● **Your goal**: Reproduce the listing below exactly, beginning with its first line and ending with the line that holds "plt.rcParams['mathtext.bf'] = 'Liberation"; pictures are not part of the copy.

** START OF Data supplied **

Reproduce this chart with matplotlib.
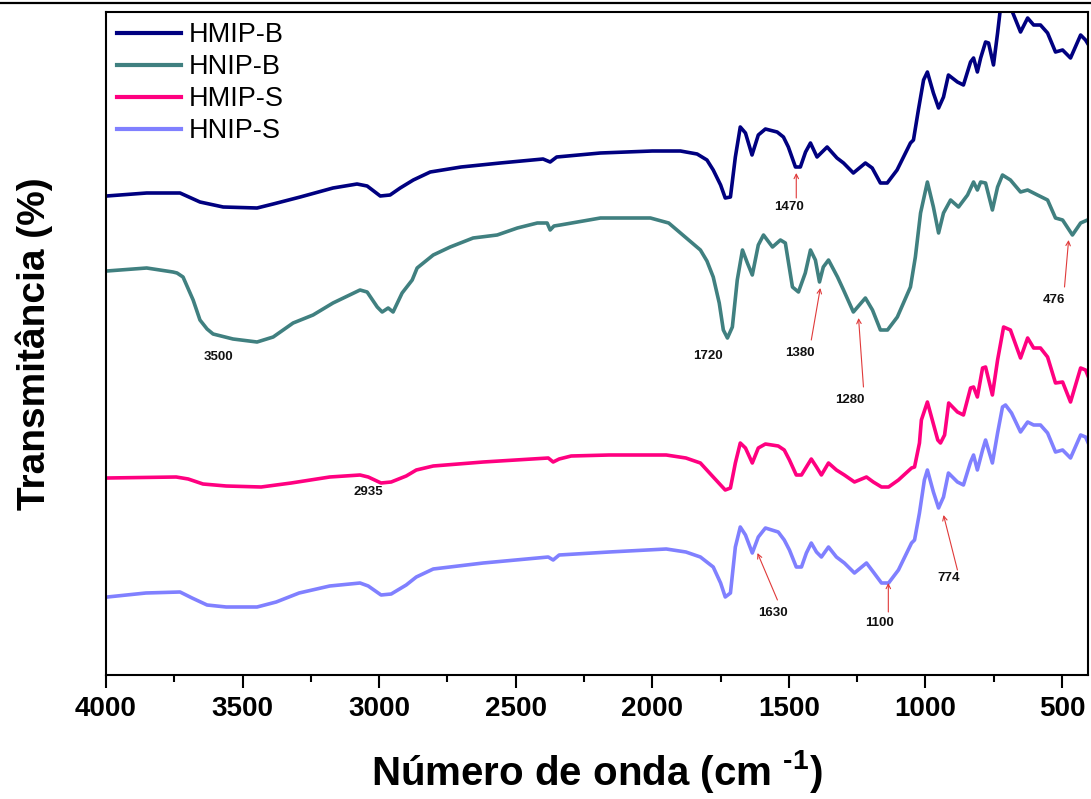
import matplotlib
matplotlib.use("Agg")
import matplotlib.pyplot as plt
from matplotlib.lines import Line2D
from matplotlib.ticker import MultipleLocator

plt.rcParams['font.family'] = ['Liberation Sans', 'DejaVu Sans']
plt.rcParams['mathtext.fontset'] = 'custom'
plt.rcParams['mathtext.rm'] = 'Liberation Sans'
plt.rcParams['mathtext.bf'] = 'Liberation Sans:bold'

# FTIR spectra (wavenumber in cm-1, offset transmittance in arbitrary units)
hmip_b_wn = [3998, 3851, 3729, 3656, 3571, 3447, 3388, 3289, 3169, 3081, 3044, 2996, 2960,
             2923, 2875, 2813, 2700, 2557, 2400, 2374, 2350, 2190, 2000, 1897, 1836,
             1800, 1777, 1750, 1733, 1714, 1696, 1678, 1659, 1635, 1612, 1586, 1543, 1520,
             1502, 1476, 1458, 1439, 1421, 1397, 1360, 1324, 1300, 1264, 1220, 1195, 1165,
             1140, 1104, 1055, 1044, 1026, 1007, 993, 971, 952, 934, 916, 883, 861, 835,
             824, 810, 798, 780, 769, 751, 736, 725, 705, 689, 652, 626, 604, 579, 553, 524,
             498, 469, 432, 414, 396]
hmip_b_t = [479, 482, 482, 473, 468, 467, 471, 478, 487, 491, 489, 479, 480,
            487, 495, 503, 508, 512, 516, 513, 518, 522, 524, 524, 521,
            515, 505, 490, 477, 478, 518, 548, 542, 520, 540, 546, 543, 538,
            528, 508, 508, 523, 532, 518, 528, 517, 512, 502, 512, 507, 492,
            492, 505, 532, 535, 565, 595, 603, 582, 567, 578, 600, 593, 590, 613,
            617, 603, 617, 633, 632, 610, 642, 668, 680, 668, 643, 657, 650, 650, 642, 623,
            625, 617, 640, 635, 627]

hnip_b_wn = [3997, 3851, 3755, 3740, 3718, 3681, 3656, 3630, 3608, 3535, 3447, 3388, 3315,
             3242, 3169, 3070, 3044, 3007, 2989, 2967, 2949, 2916, 2879, 2861, 2802, 2740,
             2656, 2568, 2494, 2421, 2385, 2374, 2360, 2337, 2190, 2007, 1940, 1897, 1824,
             1800, 1777, 1755, 1740, 1725, 1707, 1689, 1670, 1652, 1634, 1612, 1593, 1560,
             1531, 1513, 1487, 1465, 1440, 1421, 1403, 1388, 1374, 1355, 1322, 1300, 1264,
             1220, 1194, 1165, 1139, 1103, 1055, 1037, 1018, 993, 971, 952, 934, 908, 879,
             846, 824, 810, 798, 780, 755, 736, 718, 689, 652, 626, 590, 553, 524, 498, 462,
             432, 407]
hnip_b_t = [404, 407, 403, 402, 398, 375, 355, 346, 341, 336, 333, 338, 352,
            360, 372, 385, 383, 368, 363, 367, 363, 382, 395, 407, 420, 428,
            437, 440, 447, 452, 452, 445, 449, 450, 457, 457, 452, 442, 425,
            414, 398, 372, 345, 337, 348, 395, 425, 412, 400, 430, 440, 428,
            435, 432, 388, 383, 402, 425, 415, 393, 408, 415, 398, 385, 363,
            377, 365, 345, 345, 358, 388, 418, 462, 493, 468, 442, 462, 475, 468,
            480, 493, 485, 493, 492, 465, 488, 500, 495, 483, 485, 480, 475, 457, 455, 440,
            452, 455]

hmip_s_wn = [3995, 3743, 3699, 3645, 3560, 3432, 3322, 3181, 3070, 3040, 2993, 2956, 2901,
             2864, 2802, 2619, 2381, 2363, 2341, 2297, 2158, 1949, 1877, 1824, 1777, 1750,
             1733, 1714, 1696, 1678, 1659, 1634, 1612, 1586, 1539, 1517, 1498, 1473, 1454,
             1436, 1418, 1399, 1381, 1355, 1326, 1297, 1260, 1216, 1191, 1161, 1135, 1099,
             1051, 1040, 1022, 1015, 993, 975, 955, 945, 930, 915, 883, 861, 835, 824, 810,
             791, 780, 755, 736, 714, 689, 652, 626, 604, 579, 553, 524, 498, 469, 432, 414,
             396]
hmip_s_t = [197, 198, 196, 191, 189, 188, 192, 198, 200, 198, 192, 193, 199,
            205, 209, 213, 217, 213, 216, 219, 220, 220, 217, 212, 198, 190,
            185, 187, 212, 232, 227, 212, 227, 231, 229, 225, 215, 200, 200,
            208, 216, 208, 200, 212, 205, 200, 193, 198, 193, 188, 188, 195,
            207, 208, 232, 255, 273, 255, 235, 232, 240, 272, 263, 260, 287, 288, 278,
            307, 308, 280, 315, 348, 345, 317, 337, 327, 327, 318, 292, 293, 273, 307, 305,
            293]

hnip_s_wn = [3995, 3854, 3729, 3685, 3630, 3560, 3447, 3377, 3293, 3181, 3070, 3040, 2993,
             2956, 2901, 2864, 2802, 2619, 2381, 2363, 2341, 2158, 1949, 1877, 1824, 1777,
             1750, 1733, 1714, 1696, 1678, 1659, 1634, 1612, 1586, 1539, 1517, 1498, 1473,
             1454, 1436, 1418, 1399, 1381, 1355, 1326, 1297, 1260, 1216, 1191, 1161, 1135,
             1099, 1051, 1040, 1022, 1004, 993, 971, 952, 934, 916, 883, 861, 835, 824, 810,
             791, 780, 755, 736, 718, 707, 685, 652, 626, 604, 579, 553, 524, 498, 469, 432,
             414, 396]
hnip_s_t = [78, 82, 83, 77, 70, 68, 68, 73, 82, 89, 92, 89, 80,
            81, 90, 98, 106, 112, 118, 115, 120, 123, 126, 123, 118, 108,
            92, 78, 82, 128, 148, 140, 122, 138, 147, 143, 135, 125, 108,
            108, 122, 132, 123, 118, 128, 118, 112, 102, 112, 103, 92, 92,
            105, 132, 135, 162, 195, 205, 183, 167, 178, 202, 193, 190, 213, 220, 205,
            225, 235, 212, 242, 268, 270, 262, 243, 253, 250, 250, 242, 223, 225, 217, 240,
            238, 227]

series_names = ['HMIP-B', 'HNIP-B', 'HMIP-S', 'HNIP-S']
series_colors = ['#000080', '#408080', '#ff0080', '#8080ff']

# band labels: text, text position, arrow tail, arrow tip (None = no arrow)
band_labels = [
    ('1470', (1498, 468), (1473, 477), (1473, 502)),
    ('1720', (1798, 319), None, None),
    ('3500', (3590, 318), None, None),
    ('1380', (1458, 322), (1418, 335), (1385, 387)),
    ('1280', (1278, 275), (1227, 288), (1245, 357)),
    ('476', (528, 375), (491, 388), (476, 435)),
    ('2935', (3040, 183), None, None),
    ('1630', (1557, 62), (1542, 75), (1615, 122)),
    ('1100', (1169, 52), (1136, 63), (1136, 92)),
    ('774', (916, 97), (883, 105), (934, 160)),
]

fig = plt.figure(figsize=(10.91, 7.99), dpi=100)
ax = fig.add_axes([106 / 1091, 1 - 675 / 799, (1088 - 106) / 1091, (675 - 12) / 799])

data = [(hmip_b_wn, hmip_b_t), (hnip_b_wn, hnip_b_t),
        (hmip_s_wn, hmip_s_t), (hnip_s_wn, hnip_s_t)]
for (wn, t), name, col in zip(data, series_names, series_colors):
    ax.plot(wn, t, color=col, lw=2.6, label=name, solid_joinstyle='round')

for txt, tpos, tail, tip in band_labels:
    ax.text(tpos[0], tpos[1], txt, ha='center', va='center', fontsize=9.5,
            fontweight='bold', color='#111111')
    if tail is not None:
        ax.annotate('', xy=tip, xytext=tail,
                    arrowprops=dict(arrowstyle='->', color='#e03a3a', lw=0.8,
                                    shrinkA=0, shrinkB=0, mutation_scale=8))

ax.set_xlim(4000, 405)
ax.set_ylim(0, 663)
ax.xaxis.set_major_locator(MultipleLocator(500))
ax.xaxis.set_minor_locator(MultipleLocator(250))
ax.set_yticks([])
ax.tick_params(axis='x', which='major', direction='out', length=9, width=1.5,
               labelsize=20, pad=6)
ax.tick_params(axis='x', which='minor', direction='out', length=5, width=1.5)
for lab in ax.get_xticklabels():
    lab.set_fontweight('bold')
for sp in ax.spines.values():
    sp.set_linewidth(1.5)

ax.set_xlabel('Número de onda (cm $^{\\mathbf{\u20101}}$)', fontsize=29,
              fontweight='bold', labelpad=19)
ax.set_ylabel('Transmitância (%)', fontsize=28, fontweight='bold', labelpad=38)

leg = ax.legend(loc='upper left', frameon=False, fontsize=19.5, handlelength=2.36,
                handletextpad=0.3, labelspacing=0.22, borderaxespad=0.3,
                bbox_to_anchor=(-0.008, 1.013))
for h in leg.get_lines():
    h.set_linewidth(3)

fig.add_artist(Line2D([0, 1], [1 - 3 / 799] * 2, transform=fig.transFigure,
                      color='black', lw=1.6))

fig.savefig('out.png', dpi=100)
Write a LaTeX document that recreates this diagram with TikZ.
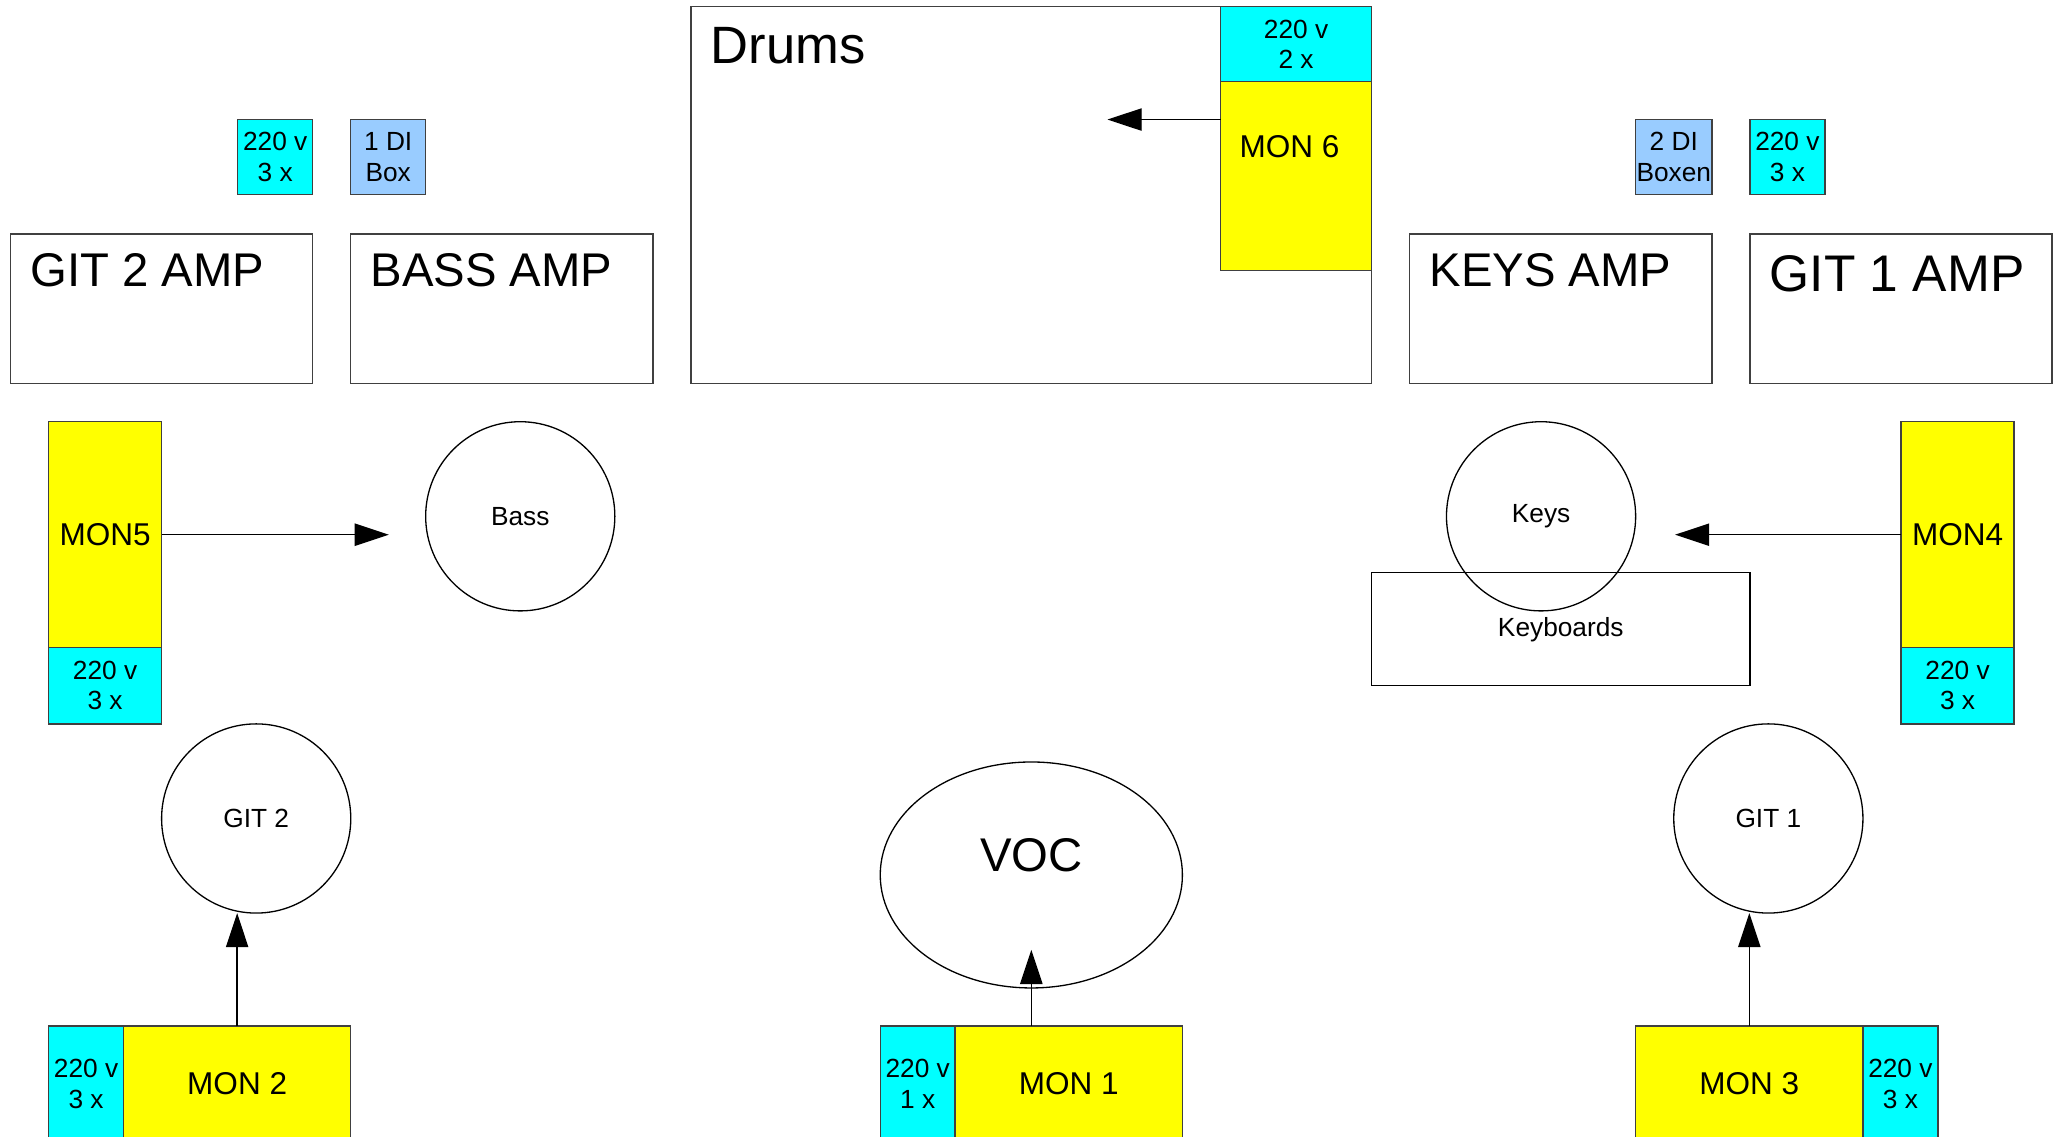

** END OF Data supplied **

● **The result**:
Reproduce this chart with matplotlib.
import matplotlib
matplotlib.use("Agg")
import matplotlib.pyplot as plt
from matplotlib.lines import Line2D
from matplotlib.ticker import MultipleLocator

plt.rcParams['font.family'] = ['Liberation Sans', 'DejaVu Sans']
plt.rcParams['mathtext.fontset'] = 'custom'
plt.rcParams['mathtext.rm'] = 'Liberation Sans'
plt.rcParams['mathtext.bf'] = 'Liberation Sans:bold'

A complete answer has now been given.